The drawback for your sample data is that it is not available as a data.frame, which is required for ggplot2. Furthermore, in every case you need a x-variable to plot against. Thus, first let us create a data.frame out of your data.
dat <- data.frame(index=rep(1:10, 2), vals=c(male, female), group=rep(c('male', 'female'), each=10))
Which leaves us with
> dat
index vals group
1 1 -0.4334269341 male
2 2 0.8829902521 male
3 3 -0.6052638138 male
4 4 0.2270191965 male
5 5 3.5123679143 male
6 6 0.0615821014 male
7 7 3.6280155376 male
8 8 2.3508890457 male
9 9 2.9824432680 male
10 10 1.1938052833 male
11 1 1.3151289227 female
12 2 1.9956491556 female
13 3 0.8229389822 female
14 4 1.2062726250 female
15 5 0.6633392820 female
16 6 1.1331669670 female
17 7 -0.9002109636 female
18 8 3.2137052284 female
19 9 0.3113656610 female
20 10 1.4664434215 female
Note that my command assumes you have 10 data values each.
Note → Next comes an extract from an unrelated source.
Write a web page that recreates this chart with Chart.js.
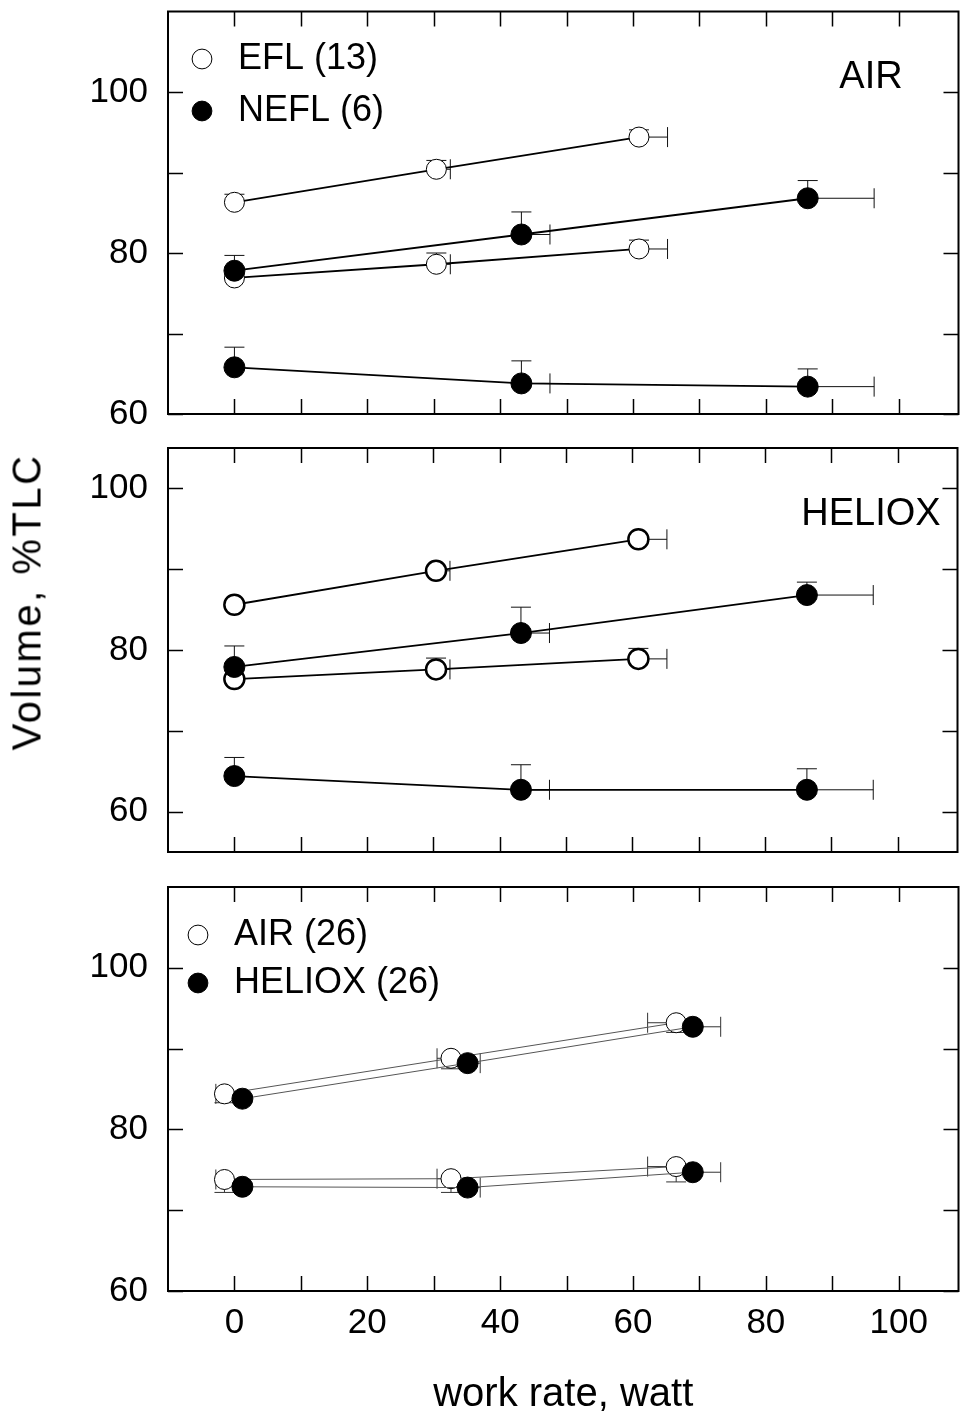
<!DOCTYPE html>
<html lang="en">
<head>
<meta charset="UTF-8">
<title>Volume, %TLC vs work rate</title>
<script src="https://cdn.jsdelivr.net/npm/chart.js"></script>
<style>
    body { margin: 0; background: #fff; }
    #wrap { position: relative; width: 970px; height: 1421px; overflow: hidden; }
    #wrap canvas { position: absolute; left: 0; }
    #ytitle {
        position: absolute; left: 27px; top: 602px;
        transform: translate(-50%, -50%) rotate(-90deg);
        font: 40px 'Liberation Sans', Arial, sans-serif;
        letter-spacing: 2.5px;
        white-space: nowrap; color: #000;
    }
</style>
</head>
<body>
<div id="wrap">
    <canvas id="airChart" width="970" height="430" style="top:0px"></canvas>
    <canvas id="helioxChart" width="970" height="440" style="top:430px"></canvas>
    <canvas id="compChart" width="970" height="551" style="top:870px"></canvas>
    <div id="ytitle">Volume, %TLC</div>
</div>

<script>
// axes
const xTicks = [0, 10, 20, 30, 40, 50, 60, 70, 80, 90, 100];
const xLabels = [0, 20, 40, 60, 80, 100];
const yTicks = [60, 70, 80, 90, 100];
const yLabels = [60, 80, 100];

// work rate (watt) for the two groups, and their SD (right side)
const wEFL = [0, 30.4, 60.9];
const wEFLsd = [0, 2.1, 4.3];
const wNEFL = [0, 43.2, 86.3];
const wNEFLsd = [0, 4.3, 10.0];

// top panel - AIR
const airEflHigh = [86.3, 90.4, 94.4];
const airEflHighSd = [1.0, 1.1, 0.9];
const airEflLow = [76.9, 78.6, 80.5];
const airEflLowSd = [0.5, 1.4, 1.1];
const airNeflHigh = [77.8, 82.3, 86.8];
const airNeflHighSd = [1.9, 2.8, 2.2];
const airNeflLow = [65.8, 63.8, 63.4];
const airNeflLowSd = [2.5, 2.8, 2.2];

// middle panel - HELIOX
const helEflHigh = [85.6, 89.8, 93.7];
const helEflHighSd = [0.3, 0.4, 0.3];
const helEflLow = [76.4, 77.6, 78.9];
const helEflLowSd = [0.3, 1.4, 1.3];
const helNeflHigh = [77.9, 82.1, 86.8];
const helNeflHighSd = [2.6, 3.2, 1.6];
const helNeflLow = [64.4, 62.7, 62.7];
const helNeflLowSd = [2.3, 3.1, 2.6];

// bottom panel - all subjects, air vs heliox
const wAir = [-1.5, 32.6, 66.5];
const wAirSd = [-1.3, -2.1, -4.3];
const wHel = [1.2, 35.1, 69.0];
const wHelSd = [0.5, 1.9, 4.2];
const allAirHigh = [84.4, 88.8, 93.2];
const allAirHighSd = [-1.1, -1.3, -1.2];
const allAirLow = [73.8, 73.9, 75.4];
const allAirLowSd = [-1.6, -1.7, -1.9];
const allHelHigh = [83.8, 88.2, 92.7];
const allHelLow = [72.9, 72.8, 74.7];

Chart.defaults.font.family = "'Liberation Sans', Arial, sans-serif";
Chart.defaults.color = '#000';

function serie(label, xs, ys, ySd, xSd, filled, st) {
    return {
        label: label,
        data: xs.map((x, i) => ({ x: x, y: ys[i] })),
        errY: ySd,
        errX: xSd,
        showLine: true,
        order: filled ? 0 : 1,   // filled markers sit on top
        borderColor: st.line,
        borderWidth: st.lineWidth,
        pointRadius: filled ? 10.5 : 10,
        pointBackgroundColor: filled ? '#000' : '#fff',
        pointBorderColor: '#000',
        pointBorderWidth: filled ? 1 : st.ring,
        errColor: st.err
    };
}

// error bars, drawn under the markers
const errorBars = {
    id: 'errorBars',
    beforeDatasetsDraw(chart) {
        const ctx = chart.ctx;
        const x = chart.scales.x, y = chart.scales.y;
        const cap = 10;
        ctx.save();
        chart.data.datasets.forEach(ds => {
            ctx.strokeStyle = ds.errColor;
            ctx.lineWidth = 1;
            ds.data.forEach((p, i) => {
                const px = x.getPixelForValue(p.x);
                const py = y.getPixelForValue(p.y);
                const ey = ds.errY ? ds.errY[i] : 0;
                const ex = ds.errX ? ds.errX[i] : 0;
                ctx.beginPath();
                if (ey) {
                    const ty = y.getPixelForValue(p.y + ey);
                    ctx.moveTo(px, py); ctx.lineTo(px, ty);
                    ctx.moveTo(px - cap, ty); ctx.lineTo(px + cap, ty);
                }
                if (ex) {
                    const tx = x.getPixelForValue(p.x + ex);
                    ctx.moveTo(px, py); ctx.lineTo(tx, py);
                    ctx.moveTo(tx, py - cap); ctx.lineTo(tx, py + cap);
                }
                ctx.stroke();
            });
        });
        ctx.restore();
    }
};

// box round the plot with ticks pointing inwards
const frame = {
    id: 'frame',
    afterDraw(chart) {
        const ctx = chart.ctx;
        const a = chart.chartArea;
        const x = chart.scales.x, y = chart.scales.y;
        const len = 15;
        ctx.save();
        ctx.strokeStyle = '#000';
        ctx.lineWidth = 1.5;
        ctx.beginPath();
        xTicks.forEach(v => {
            const px = Math.round(x.getPixelForValue(v)) + 0.5;
            ctx.moveTo(px, a.top); ctx.lineTo(px, a.top + len);
            ctx.moveTo(px, a.bottom); ctx.lineTo(px, a.bottom - len);
        });
        yTicks.forEach(v => {
            const py = Math.round(y.getPixelForValue(v)) + 0.5;
            ctx.moveTo(a.left, py); ctx.lineTo(a.left + len, py);
            ctx.moveTo(a.right, py); ctx.lineTo(a.right - len, py);
        });
        ctx.stroke();
        ctx.lineWidth = 2;
        ctx.strokeRect(a.left, a.top, a.right - a.left, a.bottom - a.top);
        ctx.restore();
    }
};

// "AIR" / "HELIOX" inside the panel
const panelLabel = {
    id: 'panelLabel',
    afterDraw(chart, args, opts) {
        if (!opts.text) return;
        const ctx = chart.ctx;
        const a = chart.chartArea;
        ctx.save();
        ctx.font = "38px 'Liberation Sans', Arial, sans-serif";
        ctx.fillStyle = '#000';
        ctx.textAlign = 'center';
        ctx.textBaseline = 'middle';
        ctx.fillText(opts.text, a.left + opts.dx, a.top + opts.dy);
        ctx.restore();
    }
};

// the chartArea legend starts at the canvas top, move it down into the plot
const legendShift = {
    id: 'legendShift',
    afterLayout(chart, args, opts) {
        if (chart.legend && opts.dy) {
            chart.legend.top += opts.dy;
        }
    }
};

function yScale(min, max) {
    return {
        type: 'linear', min: min, max: max,
        afterBuildTicks: s => { s.ticks = yTicks.map(v => ({ value: v })); },
        afterFit: s => { s.width = 168; s.paddingTop = 0; s.paddingBottom = 0; },
        grid: { display: false, drawTicks: false },
        border: { display: false },
        ticks: {
            padding: 20, font: { size: 35 }, color: '#000',
            callback: v => yLabels.includes(v) ? String(v) : ''
        }
    };
}

function xScale(show) {
    return {
        type: 'linear', min: -10, max: 109,
        display: show,
        afterBuildTicks: s => { s.ticks = xTicks.map(v => ({ value: v })); },
        afterFit: s => { s.height = show ? 130 : 0; s.paddingLeft = 0; s.paddingRight = 0; },
        grid: { display: false, drawTicks: false },
        border: { display: false },
        ticks: {
            padding: 11, font: { size: 35 }, color: '#000', autoSkip: false, maxRotation: 0,
            callback: v => xLabels.includes(v) ? String(v) : ''
        },
        title: {
            display: true, text: 'work rate, watt', color: '#000',
            font: { size: 40 }, padding: { top: 0, bottom: 2 }
        }
    };
}

function legendOpts(pad) {
    return {
        display: true,
        position: 'chartArea',
        align: 'start',
        labels: {
            usePointStyle: true, boxWidth: 36, boxHeight: 14, padding: pad,
            font: { size: 36 }, color: '#000',
            sort: (a, b) => a.datasetIndex - b.datasetIndex,
            filter: (item, data) => data.datasets.findIndex(d => d.label === item.text) === item.datasetIndex
        }
    };
}

const thick = { line: '#000', lineWidth: 1.8, ring: 1, err: '#111' };
const thickRing = { line: '#000', lineWidth: 1.8, ring: 2.5, err: '#111' };
const thin = { line: '#555', lineWidth: 1, ring: 1, err: '#333' };

new Chart(document.getElementById('airChart'), {
    type: 'scatter',
    data: {
        datasets: [
            serie('EFL (13)', wEFL, airEflHigh, airEflHighSd, wEFLsd, false, thick),
            serie('EFL (13)', wEFL, airEflLow, airEflLowSd, wEFLsd, false, thick),
            serie('NEFL (6)', wNEFL, airNeflHigh, airNeflHighSd, wNEFLsd, true, thick),
            serie('NEFL (6)', wNEFL, airNeflLow, airNeflLowSd, wNEFLsd, true, thick)
        ]
    },
    options: {
        responsive: false,
        animation: false,
        layout: { padding: { top: 10, bottom: 16, left: 0, right: 2 } },
        scales: { x: xScale(false), y: yScale(60, 110) },
        plugins: {
            legend: legendOpts(16),
            legendShift: { dy: 25 },
            tooltip: { enabled: false },
            panelLabel: { text: 'AIR', dx: 703, dy: 66 }
        }
    },
    plugins: [errorBars, frame, panelLabel, legendShift]
});

new Chart(document.getElementById('helioxChart'), {
    type: 'scatter',
    data: {
        datasets: [
            serie('EFL (13)', wEFL, helEflHigh, helEflHighSd, wEFLsd, false, thickRing),
            serie('EFL (13)', wEFL, helEflLow, helEflLowSd, wEFLsd, false, thickRing),
            serie('NEFL (6)', wNEFL, helNeflHigh, helNeflHighSd, wNEFLsd, true, thickRing),
            serie('NEFL (6)', wNEFL, helNeflLow, helNeflLowSd, wNEFLsd, true, thickRing)
        ]
    },
    options: {
        responsive: false,
        animation: false,
        layout: { padding: { top: 18, bottom: 18, left: 0, right: 2 } },
        scales: { x: xScale(false), y: yScale(55, 105) },
        plugins: {
            legend: { display: false },
            tooltip: { enabled: false },
            panelLabel: { text: 'HELIOX', dx: 703, dy: 67 }
        }
    },
    plugins: [errorBars, frame, panelLabel]
});

new Chart(document.getElementById('compChart'), {
    type: 'scatter',
    data: {
        datasets: [
            serie('AIR (26)', wAir, allAirHigh, allAirHighSd, wAirSd, false, thin),
            serie('HELIOX (26)', wHel, allHelHigh, null, wHelSd, true, thin),
            serie('AIR (26)', wAir, allAirLow, allAirLowSd, wAirSd, false, thin),
            serie('HELIOX (26)', wHel, allHelLow, null, wHelSd, true, thin)
        ]
    },
    options: {
        responsive: false,
        animation: false,
        layout: { padding: { top: 17, bottom: 0, left: 0, right: 2 } },
        scales: { x: xScale(true), y: yScale(60, 110) },
        plugins: {
            legend: legendOpts(12),
            legendShift: { dy: 35 },
            tooltip: { enabled: false },
            panelLabel: { text: '' }
        }
    },
    plugins: [errorBars, frame, panelLabel, legendShift]
});
</script>
</body>
</html>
That command would have to be adjusted according to your actual data.
Now we may use the mighty power of ggplot2:
library(ggplot2)
ggplot(dat, aes(x=index, y=vals, color=group)) + geom_point() + geom_line()
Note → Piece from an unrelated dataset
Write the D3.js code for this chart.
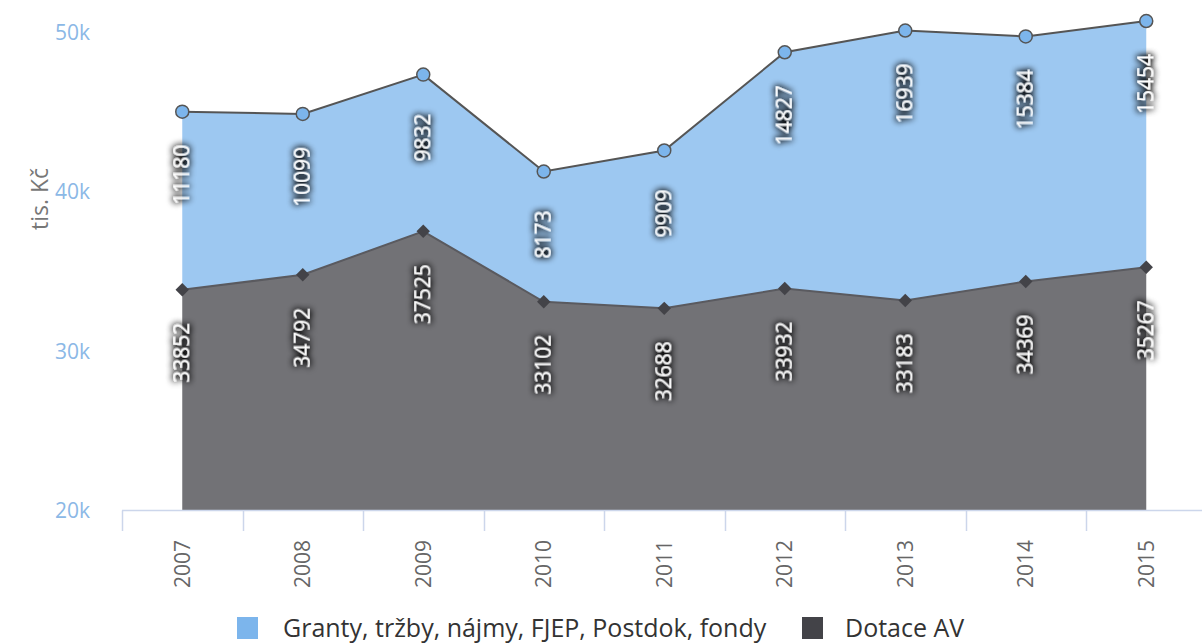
<!DOCTYPE html>
<html>
<head>
<meta charset="utf-8">
<script src="https://cdn.jsdelivr.net/npm/d3@7"></script>
<style>
  body { margin: 0; background: #fff; }
  svg { display: block; font-family: "Open Sans", sans-serif; }
</style>
</head>
<body>
<svg id="chart" width="1202" height="644"></svg>
<script>
const years = ["2007", "2008", "2009", "2010", "2011", "2012", "2013", "2014", "2015"];
const dotace = [33852, 34792, 37525, 33102, 32688, 33932, 33183, 34369, 35267];
const granty = [11180, 10099, 9832, 8173, 9909, 14827, 16939, 15384, 15454];
const yTicks = [20000, 30000, 40000, 50000];
const seriesNames = ["Granty, tržby, nájmy, FJEP, Postdok, fondy", "Dotace AV"];

const width = 1202, height = 644;
const svg = d3.select("#chart");

// soft dark glow behind the data labels
const defs = svg.append("defs");
const glow = defs.append("filter").attr("id", "shadow")
    .attr("x", "-50%").attr("y", "-50%").attr("width", "200%").attr("height", "200%");
glow.append("feGaussianBlur").attr("in", "SourceAlpha").attr("stdDeviation", 3.5).attr("result", "b");
glow.append("feComponentTransfer").attr("in", "b").attr("result", "c")
    .append("feFuncA").attr("type", "linear").attr("slope", 2.4);
const merge = glow.append("feMerge");
merge.append("feMergeNode").attr("in", "c");
merge.append("feMergeNode").attr("in", "SourceGraphic");

// Scales
const x = d3.scaleBand().domain(years).range([122, 1206.5]).padding(0);
const cx = d => x(d) + x.bandwidth() / 2;
const y = d3.scaleLinear().domain([20000, 50000]).range([510.5, 32.5]);

const rows = years.map((yr, i) => ({ year: yr, dotace: dotace[i], granty: granty[i] }));
const stacked = d3.stack().keys(["dotace", "granty"])(rows);

const area = d3.area()
    .x(d => cx(d.data.year))
    .y0(d => y(Math.max(d[0], 20000)))
    .y1(d => y(d[1]));
const line = d3.line()
    .x(d => cx(d.data.year))
    .y(d => y(d[1]));

const fills = { dotace: "#434348", granty: "#7cb5ec" };
const strokes = { dotace: "#5a5a5f", granty: "#555555" };

// areas
stacked.slice().reverse().forEach(s => {
    svg.append("path").datum(s)
        .attr("d", area)
        .attr("fill", fills[s.key])
        .attr("fill-opacity", 0.75);
});
stacked.forEach(s => {
    svg.append("path").datum(s)
        .attr("d", line)
        .attr("fill", "none")
        .attr("stroke", strokes[s.key])
        .attr("stroke-width", 2);
});

// x axis
svg.append("line")
    .attr("x1", 122).attr("x2", width)
    .attr("y1", 510.5).attr("y2", 510.5)
    .attr("stroke", "#ccd6eb").attr("stroke-width", 1.5);
svg.selectAll(".xtick").data(years).enter().append("line")
    .attr("x1", d => Math.round(x(d)) + 0.5).attr("x2", d => Math.round(x(d)) + 0.5)
    .attr("y1", 510.5).attr("y2", 531)
    .attr("stroke", "#ccd6eb").attr("stroke-width", 1.5);
svg.selectAll(".xlabel").data(years).enter().append("text")
    .attr("transform", d => `translate(${cx(d)},540) rotate(-90)`)
    .attr("text-anchor", "end")
    .attr("dy", "0.35em")
    .attr("font-size", 21)
    .attr("fill", "#666")
    .text(d => d);

// y axis labels
svg.selectAll(".ylabel").data(yTicks).enter().append("text")
    .attr("x", 90).attr("y", d => y(d))
    .attr("dy", "0.35em")
    .attr("text-anchor", "end")
    .attr("font-size", 21)
    .attr("fill", "#8bb8e6")
    .text(d => d3.format("d")(d / 1000) + "k");

svg.append("text")
    .attr("transform", "translate(40,199) rotate(-90)")
    .attr("text-anchor", "middle")
    .attr("dy", "0.35em")
    .attr("font-size", 23)
    .attr("fill", "#777")
    .text("tis. Kč");

// markers
const topSeries = stacked[1], baseSeries = stacked[0];
svg.selectAll(".dia").data(baseSeries).enter().append("path")
    .attr("d", d3.symbol().type(d3.symbolSquare).size(90))
    .attr("transform", d => `translate(${cx(d.data.year)},${y(d[1])}) rotate(45)`)
    .attr("fill", "#434348");
svg.selectAll(".dot").data(topSeries).enter().append("circle")
    .attr("cx", d => cx(d.data.year))
    .attr("cy", d => y(d[1]))
    .attr("r", 6.5)
    .attr("fill", "#7cb5ec")
    .attr("stroke", "#555")
    .attr("stroke-width", 1.5);

// data labels
function labels(s, key) {
    svg.selectAll(".lbl-" + key).data(s).enter().append("text")
        .attr("transform", d => `translate(${cx(d.data.year)},${y(d[1]) + 63}) rotate(-90)`)
        .attr("text-anchor", "middle")
        .attr("dy", "0.35em")
        .attr("font-size", 21)
        .attr("fill", "#fff")
        .attr("filter", "url(#shadow)")
        .text(d => d.data[key]);
}
labels(topSeries, "granty");
labels(baseSeries, "dotace");

// legend
const legend = svg.append("g");
legend.append("rect").attr("x", 237).attr("y", 617).attr("width", 21).attr("height", 22).attr("fill", "#7cb5ec");
legend.append("text").attr("x", 283).attr("y", 628).attr("dy", "0.35em")
    .attr("font-size", 25).attr("fill", "#333").text(seriesNames[0]);
legend.append("rect").attr("x", 802).attr("y", 617).attr("width", 21).attr("height", 22).attr("fill", "#434348");
legend.append("text").attr("x", 845).attr("y", 628).attr("dy", "0.35em")
    .attr("font-size", 25).attr("fill", "#333").text(seriesNames[1]);
</script>
</body>
</html>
The call above has three elements: ggplot initializes the plot, tells R to use dat as datasource and defines the plot aesthetics, or better: Which aesthetic properties of the plot (such as color, position, size, etc.) are influenced by your data. We use the x and y-values as expected and furthermore set the color aesthetic to the grouping variable - that makes ggplot automatically plot two groups with different colors. Finally, we add two geometries, that pretty much do what is written above: Draw lines and draw points.
The result:
If you have your data saved in the standard way in R (in a data.frame), you end with one line of code. And if after some thousands years of evolution you want to add another gender, it is still one line of code.